Minister Dogley hailed the pioneers to have in their time been able to sell the warmth of the creole hospitality.

He noted that this have helped in making our country well known among well established international chains.

He further noted that although today we have all these big well established international chains, we have in a way partly lost that creole hospitality as it is not the Seychellois but rather imported labour that are standing at the forefront and serving tourists in the large hotels.

He said that Seychellois have to be at the forefront if we want to sell the Seychellois hospitality.

He called on those involved in the tourism industry to keep on requesting for our young people to get involved in tourism and to be ones at the forefront to sell our culture, history and other unique aspects of our country.

“The Seychelles story can only be told by the Seychellois and nobody else,” Minister Dogley said, citing this as one of the biggest challenges.

All of the family members and a representative who collected the certificate on behalf of their deceased said they were very proud, happy and honoured to be collecting their (deceased) certificates of accomplishment.

The certificates were presented by Mrs Francis.

“I think it is important for them to be recognised for what they have done for tourism in Seychelles,” one said.

 

The eight pioneers:

Frank and Elodia Payet were the owners of Rose Cottage at Pointe au Sel on Mahé in 1969. After 10 years they moved to Praslin and started Le Duc de Praslin at Côte D'Or. Their dream hotel, ranked among the best tourism establishments in Seychelles, is now being run by their son Robert.

Daniel Payet was the proprietor of Britania Guest House on Praslin in 1963. He started up in 1961 with the opening of a shop selling basic consumables after which he and his wife extended the shop and opened up the Britania restaurant that also served as a dance hall. In 1970 they added four rooms and the Britania became a small hotel. The hotel is now being run his daughter Lydia Lablache and her husband Jonas.
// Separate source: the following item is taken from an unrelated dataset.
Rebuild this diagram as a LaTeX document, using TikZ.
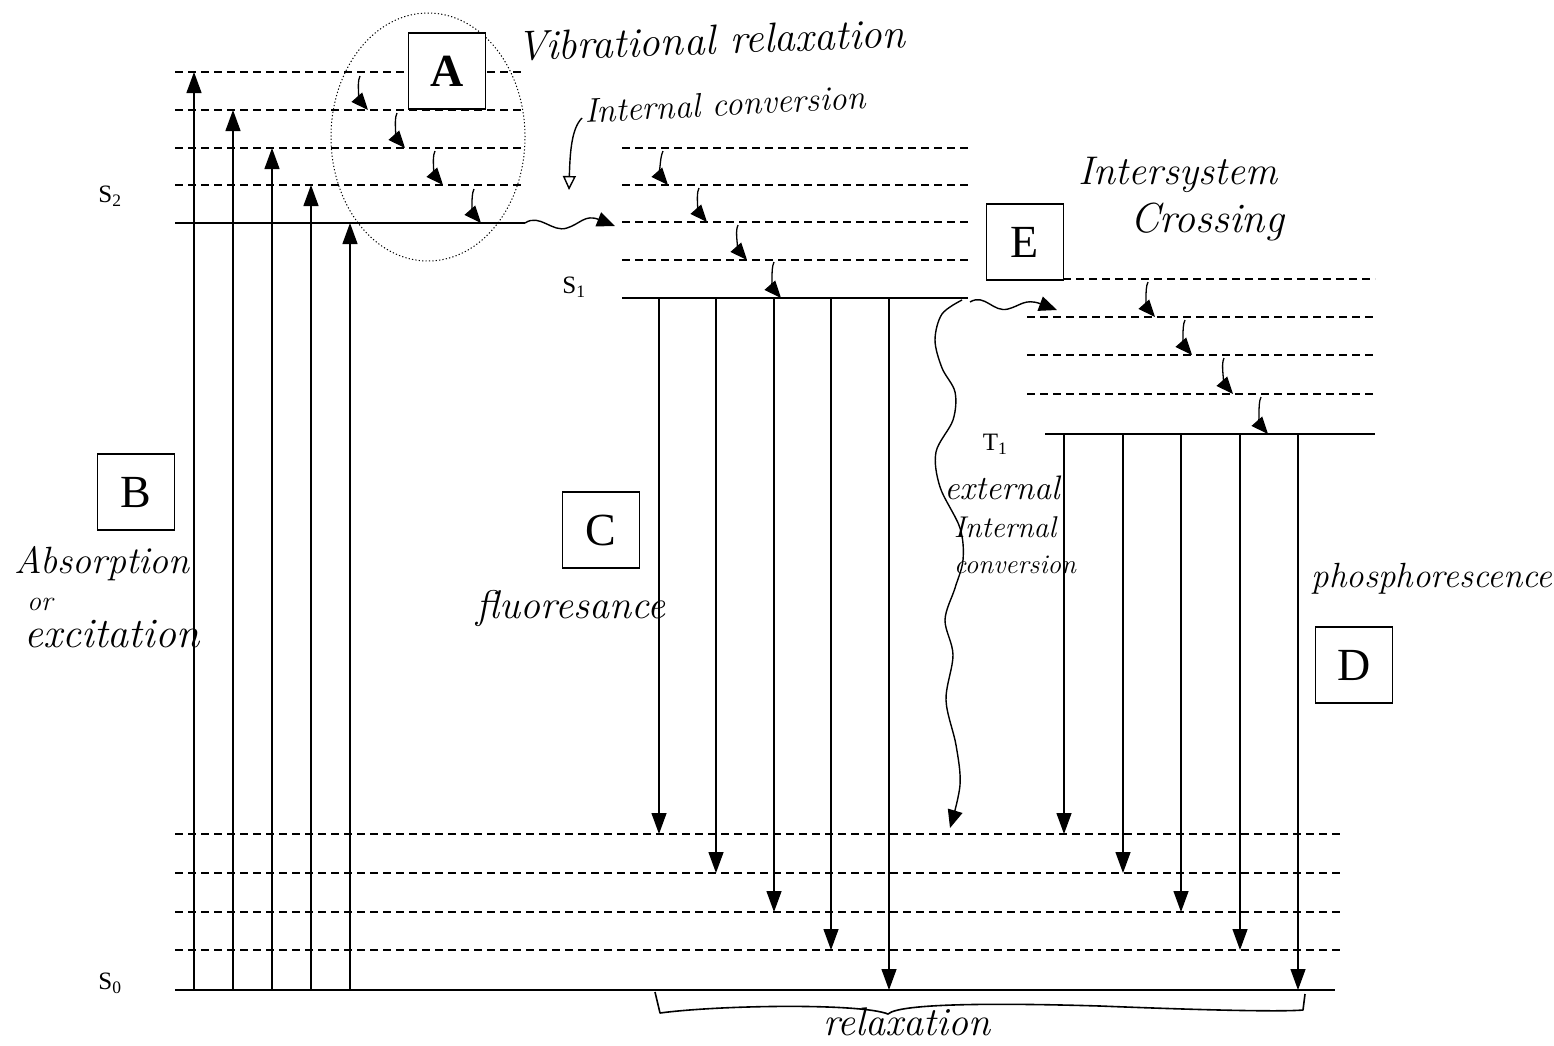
\documentclass[tikz,border=0pt]{standalone}
\usepackage{fontspec}
\newfontfamily\tnr{Liberation Serif}
\usetikzlibrary{arrows.meta,shapes.geometric}
\begin{document}
\begin{tikzpicture}[x=1pt,y=-1pt,
  lvl/.style={line width=1.7pt},
  dlvl/.style={line width=1.7pt, dash pattern=on 8pt off 5pt},
  arr/.style={line width=1.3pt, -{Triangle[length=21pt,width=15pt]}},
  sarr/.style={line width=1.3pt, -{Triangle[length=17pt,width=14pt]}},
  wavy/.style={line width=1.4pt, -{Triangle[length=18pt,width=15pt]}},
  lbox/.style={draw, line width=1.2pt, fill=white, minimum width=77pt, minimum height=76pt, inner sep=0pt, font=\tnr\fontsize{46}{46}\selectfont},
  hand/.style={font=\itshape\fontsize{#1}{#1}\selectfont, inner sep=0pt},
  hand/.default=30,
  slab/.style={font=\tnr\fontsize{25}{25}\selectfont, inner sep=0pt}
]
\useasboundingbox[fill=white] (0,0) rectangle (1554,1045);

% ---------- S2 levels ----------
\foreach \y [count=\i] in {72,110,148,185}{
  \coordinate (s2l\i) at (175,\y); \coordinate (s2r\i) at (523,\y);
  \draw[dlvl] (s2l\i) -- (s2r\i);
}
\coordinate (s2l) at (175,223); \coordinate (s2r) at (525,223);
\draw[lvl] (s2l) -- (s2r);

% ---------- S1 levels ----------
\foreach \y [count=\i] in {148,185,222,260}{
  \coordinate (s1l\i) at (622,\y); \coordinate (s1r\i) at (968,\y);
  \draw[dlvl] (s1l\i) -- (s1r\i);
}
\coordinate (s1l) at (622,298); \coordinate (s1r) at (968,298);
\draw[lvl] (s1l) -- (s1r);

% ---------- T1 levels ----------
\foreach \y/\xs [count=\i] in {279/1063,317/1027,355/1027,394/1027}{
  \coordinate (t1l\i) at (\xs,\y); \coordinate (t1r\i) at (1375,\y);
  \draw[dlvl] (t1l\i) -- (t1r\i);
}
\coordinate (t1l) at (1045,434); \coordinate (t1r) at (1375,434);
\draw[lvl] (t1l) -- (t1r);

% ---------- S0 levels ----------
\foreach \y [count=\i] in {834,873,912,950}{
  \coordinate (s0l\i) at (175,\y); \coordinate (s0r\i) at (1340,\y);
  \draw[dlvl] (s0l\i) -- (s0r\i);
}
\coordinate (s0l) at (175,990); \coordinate (s0r) at (1335,990);
\draw[lvl] (s0l) -- (s0r);

% ---------- absorption arrows ----------
\foreach \x/\y [count=\i] in {194/72,233/110,272/148,311/185,350/223}{
  \coordinate (ab\i) at (\x,990); \coordinate (ae\i) at (\x,\y);
  \draw[arr] (ab\i) -- (ae\i);
}

% ---------- fluorescence arrows ----------
\foreach \x/\y [count=\i] in {659/834,716/873,774/912,831/950,889/990}{
  \coordinate (fb\i) at (\x,298); \coordinate (fe\i) at (\x,\y);
  \draw[arr] (fb\i) -- (fe\i);
}

% ---------- phosphorescence arrows ----------
\foreach \x/\y [count=\i] in {1064/834,1123/873,1181/912,1240/950,1298/990}{
  \coordinate (pb\i) at (\x,434); \coordinate (pe\i) at (\x,\y);
  \draw[arr] (pb\i) -- (pe\i);
}

% ---------- vibrational relaxation squiggles ----------
\foreach \xa/\ya/\xb/\yb [count=\i] in {360/76/368/110, 397/113/405/148, 435/151/443/185, 474/189/481/223,
  663/151/668/185, 699/188/707/222, 738/225/747/260, 774/262/781/298,
  1148/282/1155/317, 1185/320/1192/355, 1224/358/1233/394, 1261/397/1268/434}{
  \coordinate (va\i) at (\xa,\ya); \coordinate (vb\i) at (\xb,\yb);
  \draw[sarr] (va\i) .. controls ++(-4,8) and ++(-7,-8) .. (vb\i);
}

% ---------- dotted ring ----------
\node (ring) [draw, ellipse, line width=1pt, dash pattern=on 1.2pt off 2.2pt,
  minimum width=194pt, minimum height=248pt, inner sep=0pt] at (428,137) {};

% ---------- internal conversion wavy arrow ----------
\coordinate (icE) at (615,226);
\draw[wavy] (s2r) .. controls (540,213) and (552,233) .. (567,228)
  .. controls (580,224) and (585,214) .. (icE);

% ---------- intersystem crossing wavy arrow ----------
\coordinate (iscS) at (970,302);
\coordinate (iscE) at (1057,310);
\draw[wavy] (iscS) .. controls (985,293) and (993,313) .. (1008,309)
  .. controls (1020,306) and (1025,298) .. (iscE);

% ---------- external / internal conversion wavy line ----------
\coordinate (eicS) at (962,300);
\coordinate (eicE) at (950,828);
\draw[wavy] plot[smooth, tension=0.55] coordinates {(eicS) (942,314) (935,340) (942,368) (955,392) (953,420) (936,452) (940,487) (960,528) (963,560) (955,588) (945,620) (953,655) (946,700) (956,745) (960,785) (eicE)};

% ---------- pointer from "Internal conversion" ----------
\coordinate (ptS) at (582,118);
\coordinate (ptE) at (569,190);
\draw[line width=1.4pt, -{Triangle[open, length=14pt, width=13pt]}] (ptS) .. controls (572,128) and (570,150) .. (ptE);

% ---------- relaxation brace ----------
\coordinate (brL) at (655,992);
\coordinate (brR) at (1305,994);
\draw[line width=1.6pt, line join=round] (brL) -- (660,1013) .. controls (720,1005) and (860,1003) .. (888,1014)
  .. controls (900,1003) and (1000,1003) .. (1100,1006) .. controls (1200,1010) and (1280,1012) .. (1303,1010) -- (brR);

% ---------- boxes ----------
\node[lbox, font=\tnr\bfseries\fontsize{46}{46}\selectfont] (A) at (447,71) {A};
\node[lbox] (B) at (136,492) {B};
\node[lbox] (C) at (601,530) {C};
\node[lbox] (D) at (1354,665) {D};
\node[lbox] (E) at (1025,242) {E};

% ---------- state labels ----------
\node[slab] (S2) at (110,196) {S\textsubscript{2}};
\node[slab] (S1) at (574,287) {S\textsubscript{1}};
\node[slab] (S0) at (110,983) {S\textsubscript{0}};
\node[slab] (T1) at (995,444) {T\textsubscript{1}};

% ---------- handwritten labels ----------
\node[hand=42, rotate=2] (vr) at (711,40) {Vibrational relaxation};
\node[hand=34, rotate=3] (ic) at (725,104) {Internal conversion};
\node[hand=40] (isc1) at (1178,175) {Intersystem};
\node[hand=42] (isc2) at (1207,222) {Crossing};
\node[hand=38] (abs1) at (102,564) {Absorption};
\node[hand=28] (abs2) at (40,604) {or};
\node[hand=42] (abs3) at (112,634) {excitation};
\node[hand=40] (flu) at (571,608) {fluoresance};
\node[hand=35] (pho) at (1432,579) {phosphorescence};
\node[hand=34] (ex1) at (1002,488) {external};
\node[hand=30] (ex2) at (1005,527) {Internal};
\node[hand=27] (ex3) at (1015,565) {conversion};
\node[hand=40] (rel) at (907,1022) {relaxation};
\end{tikzpicture}
\end{document}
Norman Medhurst Esslemont was the owner of Avis/Norman’s Car Hire, established in 1972 with only 8 cars. It was the first officially licenced car hire in Seychelles.In 2012, it was awarded special recognition for 40 years of Outstanding Service by AVIS. Today the fleet stands strong with the maximum allowed 30 cars of different groups

David Joubert, at one time the strongman of Praslin island politics in the Seychelles, was the country’s first appointed tourism minister in 1975. He retained that portfolio after Independence in 1976.

Guy Sinon was a politician who served as Minister for Foreign Affairs, Tourism and Civil Aviation from 1977 to 1979. He also served as a Minister for Education, Minister for Administration and Political Affairs.

William Woodcock headed the Seychelles Ecole Hotelière from 1985 to 1990. Before, he worked as food & beverage manager at the Seychelles Beoliere Country Club. From Ecole Hotelière, he was transferred to the Ministry of Tourism as director of events until 1995.

Julien Parcou was the owner of Capital Restaurant & Bar in Victoria. He began his trade before the Second World War as a baker in St Louis and later got involved in the processing and export of cinnamon and patchouli, before diversifying in a number of other products and services. He was Market Street’s largest trader in home appliances and also one of the first to offer ice-cream and cold drinks in the area.

Jessie and Carl Collie were the proprietors of Harbour View Guest House, Mont Fleuri, since late 1976. The name was because the harbour could be seen from the Guest House. When Mr Collie passed away, Mrs Collie continued the business until it was sold about 10 years ago.

The setting up of the Pioneers Park in 2015, apart from recognising the pioneers who have dedicated their lives, energy and know-how for our tourism, act as a source of motivation and inspiration for the students and visitors.